Search the listing below for "that". Copy each matching line.

__Data shown__.
┌────────

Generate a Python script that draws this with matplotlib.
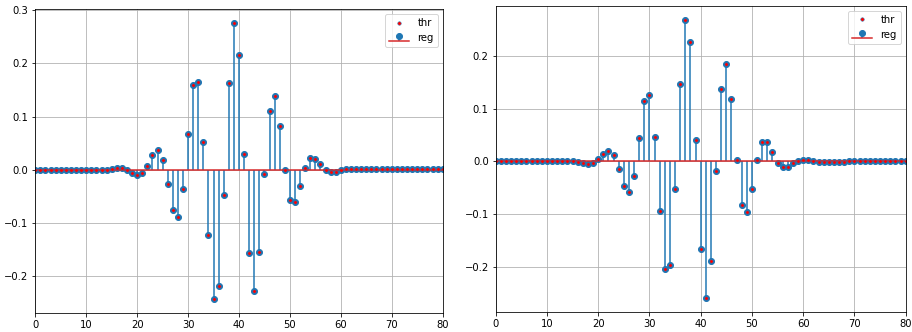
import numpy as np
import matplotlib
matplotlib.use("Agg")
import matplotlib.pyplot as plt

# sample index for both panels
n = np.arange(81)

# left panel: regression / thresholded coefficients
left_vals = [
    0, 0, 0, 0, 0, 0, 0, 0, 0, 0,
    0, 0, 0, 0, 0, 0.002, 0.004, 0.003, -0.001, -0.006,
    -0.010, -0.006, 0.008, 0.0275, 0.037, 0.019, -0.026, -0.075, -0.089, -0.036,
    0.0675, 0.159, 0.164, 0.052, -0.122, -0.243, -0.218, -0.048, 0.1625, 0.276,
    0.216, 0.030, -0.156, -0.227, -0.155, -0.008, 0.110, 0.138, 0.082, -0.001,
    -0.056, -0.061, -0.031, 0.004, 0.022, 0.021, 0.010, -0.001, -0.005, -0.004,
    -0.001, 0.002, 0.002, 0.002, 0.001, 0.001, 0.001, 0.001, 0.001, 0.001,
    0.001, 0.001, 0.001, 0.001, 0.001, 0.001, 0.001, 0.001, 0.001, 0.001,
    0.001,
]

# right panel
right_vals = [
    0, 0, 0, 0, 0, 0, 0, 0, 0, 0,
    0, 0, 0, 0, 0, 0.001, -0.001, -0.003, -0.005, -0.003,
    0.004, 0.0145, 0.020, 0.012, -0.0145, -0.046, -0.059, -0.027, 0.044, 0.114,
    0.125, 0.0455, -0.094, -0.205, -0.197, -0.0525, 0.147, 0.269, 0.226, 0.0405,
    -0.166, -0.2595, -0.190, -0.018, 0.137, 0.184, 0.118, 0.0025, -0.082, -0.0955,
    -0.0525, 0.003, 0.036, 0.0367, 0.0177, -0.0025, -0.0114, -0.010, -0.004, 0.001,
    0.003, 0.0025, 0.001, -0.0006, -0.0005, -0.0005, -0.0005, -0.0004, -0.0003, -0.0002,
    0, 0, 0, 0, 0, 0, 0, 0, 0, 0,
    0,
]

fig = plt.figure(figsize=(912 / 72, 332 / 72), dpi=72)
ax1 = fig.add_axes([35.3 / 912, 1 - 313 / 332, 407.4 / 912, 304 / 332])
ax2 = fig.add_axes([495.7 / 912, 1 - 312 / 332, 410 / 912, 306.3 / 332])

for ax, vals in [(ax1, left_vals), (ax2, right_vals)]:
    ax.stem(n, vals, label="reg")
    # red centre with a thin blue rim
    ax.plot(n, vals, ".", markersize=7, markerfacecolor="r",
            markeredgecolor="C0", markeredgewidth=0.5, label="thr")
    ax.set_xlim(0, 80)
    ax.grid(True)
    ax.legend(loc="upper right")

fig.savefig("out.png", dpi=72)
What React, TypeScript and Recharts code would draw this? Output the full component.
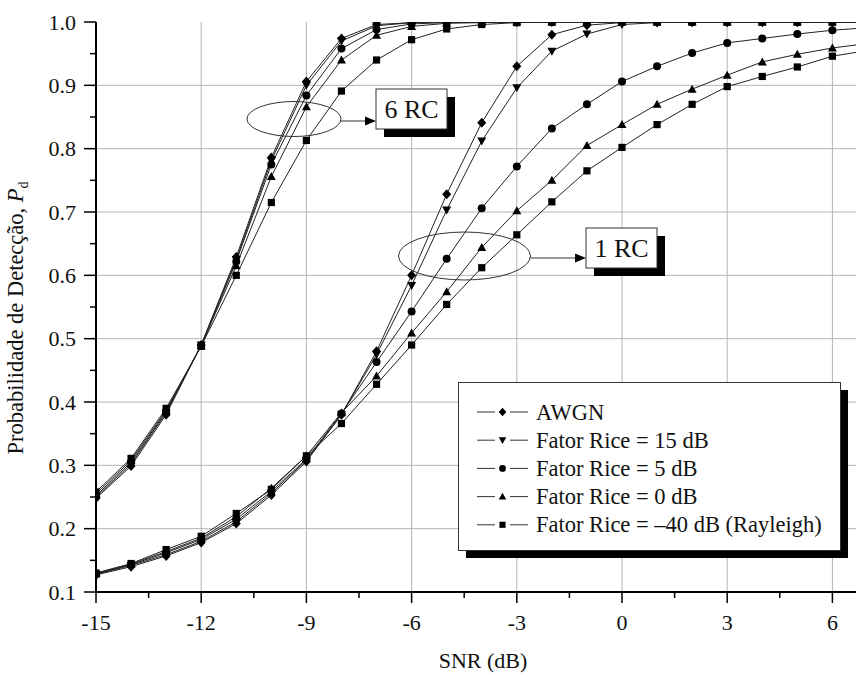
import { LineChart, Line, XAxis, YAxis, ReferenceLine, Legend } from "recharts"

const FONT = '"Liberation Serif", serif'

// SNR (dB) sample points
const snr = [-15, -14, -13, -12, -11, -10, -9, -8, -7, -6, -5, -4, -3, -2, -1, 0, 1, 2, 3, 4, 5, 6, 7]

// 6 RC curves
const awgn6 = [0.248, 0.299, 0.38, 0.49, 0.629, 0.786, 0.906, 0.974, 0.996, 0.999, 1, 1, 1, 1, 1, 1, 1, 1, 1, 1, 1, 1, 1]
const rice15_6 = [0.25, 0.302, 0.383, 0.49, 0.625, 0.781, 0.9, 0.97, 0.994, 0.999, 1, 1, 1, 1, 1, 1, 1, 1, 1, 1, 1, 1, 1]
const rice5_6 = [0.252, 0.305, 0.385, 0.489, 0.622, 0.775, 0.884, 0.958, 0.988, 0.997, 0.999, 1, 1, 1, 1, 1, 1, 1, 1, 1, 1, 1, 1]
const rice0_6 = [0.255, 0.308, 0.387, 0.489, 0.615, 0.756, 0.866, 0.94, 0.979, 0.993, 0.998, 0.999, 1, 1, 1, 1, 1, 1, 1, 1, 1, 1, 1]
const rayleigh6 = [0.258, 0.311, 0.39, 0.488, 0.6, 0.715, 0.813, 0.891, 0.94, 0.972, 0.989, 0.996, 0.999, 1, 1, 1, 1, 1, 1, 1, 1, 1, 1]

// 1 RC curves
const awgn1 = [0.127, 0.14, 0.157, 0.178, 0.208, 0.253, 0.306, 0.38, 0.48, 0.6, 0.728, 0.841, 0.93, 0.98, 0.995, 0.999, 1, 1, 1, 1, 1, 1, 1]
const rice15_1 = [0.128, 0.142, 0.159, 0.18, 0.211, 0.256, 0.308, 0.38, 0.475, 0.584, 0.703, 0.812, 0.896, 0.954, 0.981, 0.996, 0.999, 1, 1, 1, 1, 1, 1]
const rice5_1 = [0.128, 0.143, 0.162, 0.183, 0.215, 0.259, 0.31, 0.382, 0.463, 0.543, 0.626, 0.706, 0.772, 0.832, 0.87, 0.906, 0.93, 0.951, 0.967, 0.974, 0.981, 0.987, 0.991]
const rice0_1 = [0.129, 0.144, 0.164, 0.185, 0.219, 0.264, 0.315, 0.383, 0.441, 0.509, 0.574, 0.644, 0.702, 0.75, 0.805, 0.838, 0.87, 0.894, 0.916, 0.937, 0.949, 0.959, 0.966]
const rayleigh1 = [0.13, 0.145, 0.167, 0.188, 0.224, 0.262, 0.315, 0.366, 0.428, 0.49, 0.554, 0.612, 0.664, 0.716, 0.765, 0.802, 0.838, 0.87, 0.898, 0.914, 0.929, 0.946, 0.955]

const seriesLabels = ["AWGN", "Fator Rice = 15 dB", "Fator Rice = 5 dB", "Fator Rice = 0 dB", "Fator Rice = \u201340 dB (Rayleigh)"]
const shapes = ["diamond", "triDown", "circle", "triUp", "square"]

// ticks
const xMajorTicks = [-15, -12, -9, -6, -3, 0, 3, 6]
const xAllTicks = [-15, -13.5, -12, -10.5, -9, -7.5, -6, -4.5, -3, -1.5, 0, 1.5, 3, 4.5, 6]
const yAllTicks = [0.1, 0.15, 0.2, 0.25, 0.3, 0.35, 0.4, 0.45, 0.5, 0.55, 0.6, 0.65, 0.7, 0.75, 0.8, 0.85, 0.9, 0.95, 1.0]
const yGridTicks = [0.2, 0.3, 0.4, 0.5, 0.6, 0.7, 0.8, 0.9]
const xGridTicks = [-12, -9, -6, -3, 0, 3, 6]

const data = snr.map((s, i) => ({
  snr: s,
  awgn6: awgn6[i],
  rice15_6: rice15_6[i],
  rice5_6: rice5_6[i],
  rice0_6: rice0_6[i],
  rayleigh6: rayleigh6[i],
  awgn1: awgn1[i],
  rice15_1: rice15_1[i],
  rice5_1: rice5_1[i],
  rice0_1: rice0_1[i],
  rayleigh1: rayleigh1[i],
}))

const keys6 = ["awgn6", "rice15_6", "rice5_6", "rice0_6", "rayleigh6"]
const keys1 = ["awgn1", "rice15_1", "rice5_1", "rice0_1", "rayleigh1"]

function Marker({ kind, cx, cy, s = 1 }: { kind: string; cx: number; cy: number; s?: number }) {
  if (cx == null || cy == null) return null
  if (kind === "diamond")
    return <polygon points={`${cx},${cy - 5 * s} ${cx + 4.5 * s},${cy} ${cx},${cy + 5 * s} ${cx - 4.5 * s},${cy}`} fill="#000" />
  if (kind === "triDown")
    return <polygon points={`${cx - 4.5 * s},${cy - 3.5 * s} ${cx + 4.5 * s},${cy - 3.5 * s} ${cx},${cy + 4.5 * s}`} fill="#000" />
  if (kind === "triUp")
    return <polygon points={`${cx - 4.5 * s},${cy + 3.5 * s} ${cx + 4.5 * s},${cy + 3.5 * s} ${cx},${cy - 4.5 * s}`} fill="#000" />
  if (kind === "square") return <rect x={cx - 3.6 * s} y={cy - 3.6 * s} width={7.2 * s} height={7.2 * s} fill="#000" />
  return <circle cx={cx} cy={cy} r={4 * s} fill="#000" />
}

const isMajorY = (v: number) => Math.abs(Math.round(v * 10) - v * 10) < 1e-6

function BottomTick({ x, y, payload }: any) {
  const major = xMajorTicks.includes(payload.value)
  return (
    <g>
      <line x1={x} y1={y} x2={x} y2={y + (major ? 11 : 6)} stroke="#000" strokeWidth={1.5} />
      {major && (
        <text x={x} y={y + 38} textAnchor="middle" fontSize={22} fontFamily={FONT} fill="#111">
          {payload.value}
        </text>
      )}
    </g>
  )
}

function TopTick({ x, y, payload }: any) {
  const major = xMajorTicks.includes(payload.value)
  return <line x1={x} y1={y} x2={x} y2={y + (major ? 11 : 6)} stroke="#000" strokeWidth={1.5} />
}

function LeftTick({ x, y, payload }: any) {
  const major = isMajorY(payload.value)
  return (
    <g>
      <line x1={x} y1={y} x2={x - (major ? 12 : 6)} y2={y} stroke="#000" strokeWidth={1.5} />
      {major && (
        <text x={x - 20} y={y} dy="0.35em" textAnchor="end" fontSize={22} fontFamily={FONT} fill="#111">
          {payload.value.toFixed(1)}
        </text>
      )}
    </g>
  )
}

function RightTick({ x, y, payload }: any) {
  const major = isMajorY(payload.value)
  return <line x1={x} y1={y} x2={x - (major ? 11 : 6)} y2={y} stroke="#000" strokeWidth={1.5} />
}

function LegendBox({ payload }: any) {
  const list = payload || []
  return (
    <svg width={392} height={178} style={{ display: "block" }}>
      <rect x={8} y={8} width={382} height={168} fill="#000" />
      <rect x={0.5} y={0.5} width={382} height={168} fill="#fff" stroke="#333" strokeWidth={1} />
      {keys6.map((key, i) => {
        const p = list.find((e: any) => e.dataKey === key)
        const cy = 30 + i * 28.2
        return (
          <g key={key}>
            <line x1={19} y1={cy} x2={37} y2={cy} stroke="#333" strokeWidth={1} />
            <line x1={52} y1={cy} x2={70} y2={cy} stroke="#333" strokeWidth={1} />
            <Marker kind={shapes[i]} cx={44.5} cy={cy} s={0.85} />
            <text x={78} y={cy + 7.5} fontSize={22.5} fontFamily={FONT} fill="#111">
              {p ? p.value : seriesLabels[i]}
            </text>
          </g>
        )
      })}
    </svg>
  )
}

function Callout({ ex, ey, rx, ry, bx, by, label }: any) {
  const w = 71
  const h = 40
  return (
    <g>
      <ellipse cx={ex} cy={ey} rx={rx} ry={ry} fill="none" stroke="#333" strokeWidth={1} />
      <line x1={ex + rx} y1={ey + 2} x2={bx - 10} y2={ey + 2} stroke="#333" strokeWidth={1} />
      <polygon points={`${bx - 11},${ey - 2.5} ${bx},${ey + 2} ${bx - 11},${ey + 6.5}`} fill="#000" />
      <rect x={bx + 8} y={by + 8} width={w} height={h} fill="#000" />
      <rect x={bx} y={by} width={w} height={h} fill="#fff" stroke="#333" strokeWidth={1} />
      <text x={bx + w / 2} y={by + 29} textAnchor="middle" fontSize={26} fontFamily={FONT} fill="#111">
        {label}
      </text>
    </g>
  )
}

export default function App() {
  return (
    <div style={{ position: "absolute", left: 0, top: 0, width: 856, height: 675, overflow: "hidden", background: "#fff" }}>
      <LineChart width={858} height={675} data={data} margin={{ top: 22, right: 0, bottom: 0, left: 0 }}>
        <XAxis
          dataKey="snr"
          type="number"
          domain={[-15, 6.73]}
          allowDataOverflow
          ticks={xAllTicks}
          interval={0}
          height={83}
          tickSize={0}
          tickMargin={0}
          tickLine={false}
          tick={BottomTick}
          axisLine={{ stroke: "#000", strokeWidth: 2 }}
          label={{
            content: () => (
              <text x={483} y={668} textAnchor="middle" fontSize={22} fontFamily={FONT} fill="#111">
                SNR (dB)
              </text>
            ),
          }}
        />
        <XAxis
          xAxisId="top"
          orientation="top"
          dataKey="snr"
          type="number"
          domain={[-15, 6.73]}
          allowDataOverflow
          ticks={xAllTicks}
          interval={0}
          height={0}
          tickSize={0}
          tickMargin={0}
          tickLine={false}
          tick={TopTick}
          axisLine={{ stroke: "#000", strokeWidth: 2 }}
        />
        <YAxis
          type="number"
          domain={[0.1, 1.0]}
          allowDataOverflow
          ticks={yAllTicks}
          interval={0}
          width={96}
          tickSize={0}
          tickMargin={0}
          tickLine={false}
          tick={LeftTick}
          axisLine={{ stroke: "#000", strokeWidth: 2 }}
          label={{
            content: () => (
              <text
                x={23}
                y={318}
                transform="rotate(-90, 23, 318)"
                textAnchor="middle"
                fontSize={22.5}
                fontFamily={FONT}
                fill="#111"
              >
                Probabilidade de Detecção,{" "}
                <tspan fontStyle="italic">P</tspan>
                <tspan fontSize={14} dy={5}>
                  d
                </tspan>
              </text>
            ),
          }}
        />
        <YAxis
          yAxisId="right"
          orientation="right"
          type="number"
          domain={[0.1, 1.0]}
          allowDataOverflow
          ticks={yAllTicks}
          interval={0}
          width={0}
          tickSize={0}
          tickMargin={0}
          tickLine={false}
          tick={RightTick}
          axisLine={{ stroke: "#000", strokeWidth: 2 }}
        />
        {xGridTicks.map((v) => (
          <ReferenceLine key={`gx${v}`} x={v} stroke="#b4b4b4" strokeWidth={1} />
        ))}
        {yGridTicks.map((v) => (
          <ReferenceLine key={`gy${v}`} y={v} stroke="#b4b4b4" strokeWidth={1} />
        ))}
        {keys6.map((k, i) => (
          <Line
            key={k}
            type="linear"
            dataKey={k}
            name={seriesLabels[i]}
            stroke="#222"
            strokeWidth={1}
            isAnimationActive={false}
            activeDot={false}
            dot={(p: any) => <Marker key={`${k}-${p.index}`} kind={shapes[i]} cx={p.cx} cy={p.cy} />}
          />
        ))}
        {keys1.map((k, i) => (
          <Line
            key={k}
            type="linear"
            dataKey={k}
            name={seriesLabels[i]}
            legendType="none"
            stroke="#222"
            strokeWidth={1}
            isAnimationActive={false}
            activeDot={false}
            dot={(p: any) => <Marker key={`${k}-${p.index}`} kind={shapes[i]} cx={p.cx} cy={p.cy} />}
          />
        ))}
        <Legend
          layout="vertical"
          align="center"
          verticalAlign="middle"
          content={LegendBox}
          wrapperStyle={{ left: 458, top: 382, width: 392, height: 178, margin: 0 }}
        />
      </LineChart>
      <svg width={856} height={675} style={{ position: "absolute", left: 0, top: 0, pointerEvents: "none" }}>
        <Callout ex={294} ey={119} rx={47} ry={17.5} bx={376} by={89} label="6 RC" />
        <Callout ex={464.5} ey={256} rx={66} ry={24} bx={586} by={228} label="1 RC" />
      </svg>
    </div>
  )
}
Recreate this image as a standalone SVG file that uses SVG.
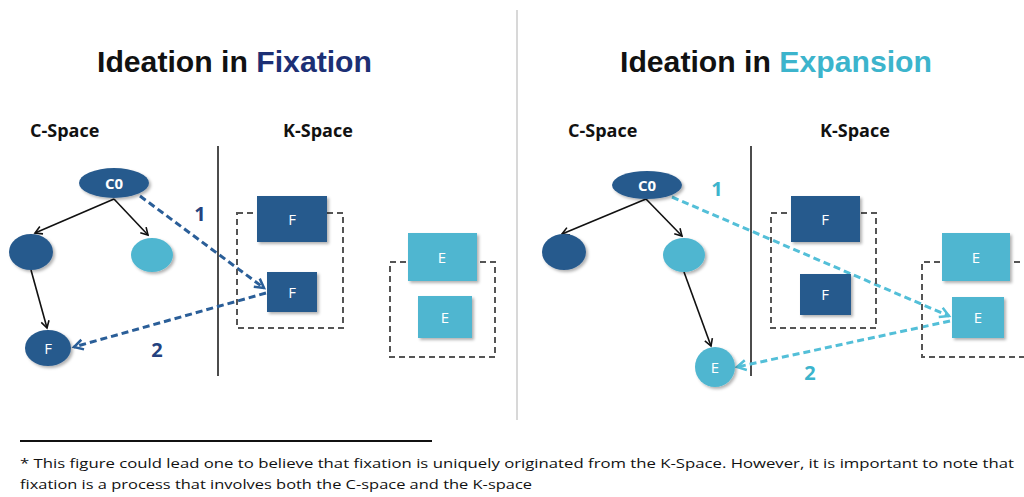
<svg xmlns="http://www.w3.org/2000/svg" width="1024" height="497" viewBox="0 0 1024 497">
<defs>
<style>
.title{font-family:"Liberation Sans",Arial,sans-serif;font-weight:bold;font-size:30px}
.space{font-family:"Open Sans","Liberation Sans",sans-serif;font-weight:bold;font-size:18px;fill:#111}
.lbl{font-family:"Open Sans","Liberation Sans",sans-serif;font-size:15px;fill:#fff;text-anchor:middle}
.num{font-family:"Open Sans","Liberation Sans",sans-serif;font-weight:bold;font-size:20px}
.dark{fill:#285a8d}
.light{fill:#4fb6d0}
.box{fill:none;stroke:#555;stroke-width:2;stroke-dasharray:6 4}
.blk{stroke:#111;stroke-width:1.6;fill:none;marker-end:url(#ab)}
.dd{stroke:#2a5e98;stroke-width:3;fill:none;stroke-dasharray:7 4;marker-end:url(#ad)}
.dc{stroke:#53bfd8;stroke-width:3;fill:none;stroke-dasharray:7 4;marker-end:url(#ac)}
.foot{font-family:"Open Sans","Liberation Sans",sans-serif;font-size:13px;fill:#111}
</style>
<filter id="sh" x="-20%" y="-20%" width="150%" height="150%"><feDropShadow dx="2" dy="2" stdDeviation="1.5" flood-color="#000" flood-opacity="0.3"/></filter>
<marker id="ab" markerWidth="10" markerHeight="10" refX="8" refY="5" orient="auto" markerUnits="userSpaceOnUse"><path d="M1,1 L8,5 L1,9" fill="none" stroke="#111" stroke-width="1.6"/></marker>
<marker id="ad" markerWidth="14" markerHeight="14" refX="11" refY="7" orient="auto" markerUnits="userSpaceOnUse"><path d="M2,2 L11,7 L2,12" fill="none" stroke="#2a5e98" stroke-width="2.5"/></marker>
<marker id="ac" markerWidth="14" markerHeight="14" refX="11" refY="7" orient="auto" markerUnits="userSpaceOnUse"><path d="M2,2 L11,7 L2,12" fill="none" stroke="#53bfd8" stroke-width="2.5"/></marker>
</defs>
<rect width="1024" height="497" fill="#fff"/>
<line x1="517" y1="10" x2="517" y2="420" stroke="#d8d8d8" stroke-width="2"/>

<g id="titles">
<text class="title" x="97" y="72" textLength="275" lengthAdjust="spacingAndGlyphs"><tspan fill="#111">Ideation in </tspan><tspan fill="#1c2f74">Fixation</tspan></text>
<text class="title" x="620" y="72" textLength="312" lengthAdjust="spacingAndGlyphs"><tspan fill="#111">Ideation in </tspan><tspan fill="#3cb4cc">Expansion</tspan></text>
<text class="space" x="30" y="137">C-Space</text>
<text class="space" x="283" y="137">K-Space</text>
<text class="space" x="568" y="137">C-Space</text>
<text class="space" x="820" y="137">K-Space</text>
</g>

<g id="dividers">
<line x1="218" y1="146" x2="218" y2="376" stroke="#111" stroke-width="1.5"/>
<line x1="751" y1="146" x2="751" y2="376" stroke="#111" stroke-width="1.5"/>
</g>

<g id="connectors">
<line class="blk" x1="114" y1="199" x2="35" y2="233"/>
<line class="blk" x1="114" y1="199" x2="148" y2="235"/>
<line class="blk" x1="31" y1="270" x2="47" y2="328"/>
<line class="dd" x1="140" y1="196" x2="264" y2="288"/>
<line class="dd" x1="266" y1="293" x2="74" y2="347"/>
<line class="blk" x1="646" y1="199" x2="562" y2="234"/>
<line class="blk" x1="646" y1="199" x2="682" y2="236"/>
<line class="blk" x1="684" y1="272" x2="711" y2="346"/>
<line class="dc" x1="672" y1="197" x2="949" y2="316"/>
<line class="dc" x1="950" y1="321" x2="737" y2="367"/>
</g>

<g id="labels">
<text class="num" x="200" y="221" text-anchor="middle" fill="#24427f">1</text>
<text class="num" x="157" y="357" text-anchor="middle" fill="#24427f">2</text>
<text class="num" x="717" y="196" text-anchor="middle" fill="#3cb4cc">1</text>
<text class="num" x="810" y="380" text-anchor="middle" fill="#3cb4cc">2</text>
</g>

<g id="left-c0"><ellipse class="dark" cx="114" cy="183" rx="35" ry="15" filter="url(#sh)"/><text class="lbl" x="114" y="189" font-weight="bold">C0</text></g>
<g id="left-n1"><ellipse class="dark" cx="31" cy="252" rx="22" ry="18" filter="url(#sh)"/></g>
<g id="left-n2"><ellipse class="light" cx="152" cy="255" rx="21" ry="17" filter="url(#sh)"/></g>
<g id="left-f"><ellipse class="dark" cx="48" cy="348" rx="23" ry="18" filter="url(#sh)"/><text class="lbl" x="48" y="354">F</text></g>

<g id="left-kbox1"><rect class="box" x="237" y="213" width="106" height="115"/></g>
<g id="left-kf1"><rect class="dark" x="257" y="196" width="70" height="46" filter="url(#sh)"/><text class="lbl" x="292" y="225">F</text></g>
<g id="left-kf2"><rect class="dark" x="267" y="272" width="50" height="40" filter="url(#sh)"/><text class="lbl" x="292" y="298">F</text></g>
<g id="left-kbox2"><rect class="box" x="390" y="262" width="105" height="95"/></g>
<g id="left-ke1"><rect class="light" x="408" y="233" width="69" height="48" filter="url(#sh)"/><text class="lbl" x="442" y="263">E</text></g>
<g id="left-ke2"><rect class="light" x="418" y="296" width="54" height="42" filter="url(#sh)"/><text class="lbl" x="445" y="323">E</text></g>

<g id="right-c0"><ellipse class="dark" cx="647" cy="185" rx="35" ry="14" filter="url(#sh)"/><text class="lbl" x="647" y="191" font-weight="bold">C0</text></g>
<g id="right-n1"><ellipse class="dark" cx="564" cy="252" rx="22" ry="18" filter="url(#sh)"/></g>
<g id="right-n2"><ellipse class="light" cx="684" cy="255" rx="21" ry="17" filter="url(#sh)"/></g>
<g id="right-e"><circle class="light" cx="715" cy="367" r="20" filter="url(#sh)"/><text class="lbl" x="715" y="373">E</text></g>

<g id="right-kbox1"><rect class="box" x="771" y="213" width="105" height="115"/></g>
<g id="right-kf1"><rect class="dark" x="791" y="196" width="69" height="46" filter="url(#sh)"/><text class="lbl" x="825" y="225">F</text></g>
<g id="right-kf2"><rect class="dark" x="800" y="274" width="51" height="41" filter="url(#sh)"/><text class="lbl" x="825" y="300">F</text></g>
<g id="right-kbox2"><path class="box" d="M1030,262 H922 V357 H1030"/></g>
<g id="right-ke1"><rect class="light" x="942" y="233" width="68" height="48" filter="url(#sh)"/><text class="lbl" x="976" y="263">E</text></g>
<g id="right-ke2"><rect class="light" x="952" y="297" width="52" height="41" filter="url(#sh)"/><text class="lbl" x="978" y="323">E</text></g>

<g id="footnote">
<line x1="20" y1="441" x2="432" y2="441" stroke="#111" stroke-width="2"/>
<text class="foot" x="20" y="468" textLength="994" lengthAdjust="spacingAndGlyphs">* This figure could lead one to believe that fixation is uniquely originated from the K-Space. However, it is important to note that</text>
<text class="foot" x="20" y="489" textLength="512" lengthAdjust="spacingAndGlyphs">fixation is a process that involves both the C-space and the K-space</text>
</g>
</svg>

└────────

__Exercise answer__.
Generate a Python script that draws this with matplotlib.
Recreate this image as a standalone SVG file that uses SVG.
<text class="foot" x="20" y="468" textLength="994" lengthAdjust="spacingAndGlyphs">* This figure could lead one to believe that fixation is uniquely originated from the K-Space. However, it is important to note that</text>
<text class="foot" x="20" y="489" textLength="512" lengthAdjust="spacingAndGlyphs">fixation is a process that involves both the C-space and the K-space</text>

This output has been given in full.